Albert's great friend and mentor, Van Day Truex, a
president of Parsons School of Design and later Design
Director of Tiffany's, was an artist of great talent. I owned
a work by him which depicted the interior of a Venetian
palace. Albert seemed to visit my Truex, which hung
in my showroom because I felt it was a sort of design
talisman as much as a work of art, a memorial to a very
different time and place. I felt that I should give it to him:
he insisted upon buying it, which he did. It remained
a mutually appreciated aesthetic object which we had
both possessed, a common ground.
Seth Pariser, Senior Vice-President at Christopher
Hyland, Inc., believes that "our last visit together with
Albert was a porthole into his legendary career." He told
us about his inaugural visit to the White House, meeting
Jacqueline Kennedy for the first time. He was waiting
for her at the bottom of a staircase, first making eye
contact as she descended.
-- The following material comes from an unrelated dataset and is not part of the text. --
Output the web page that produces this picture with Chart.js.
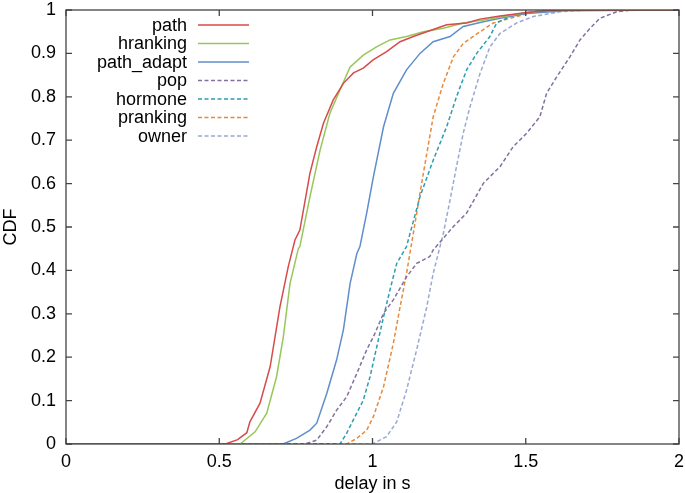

She walked up to him and
just as he was about to introduce himself, having never
met her, she said to him, "Mr. Hadley, it is so very nice to
see you again."
To Albert, she could not have sounded more like a First
Lady. He told us that for him the encounter confirmed
an important life lesson: never let anyone have the
impression that you don't remember who they are even
if you haven't met them. Be very thoughtful.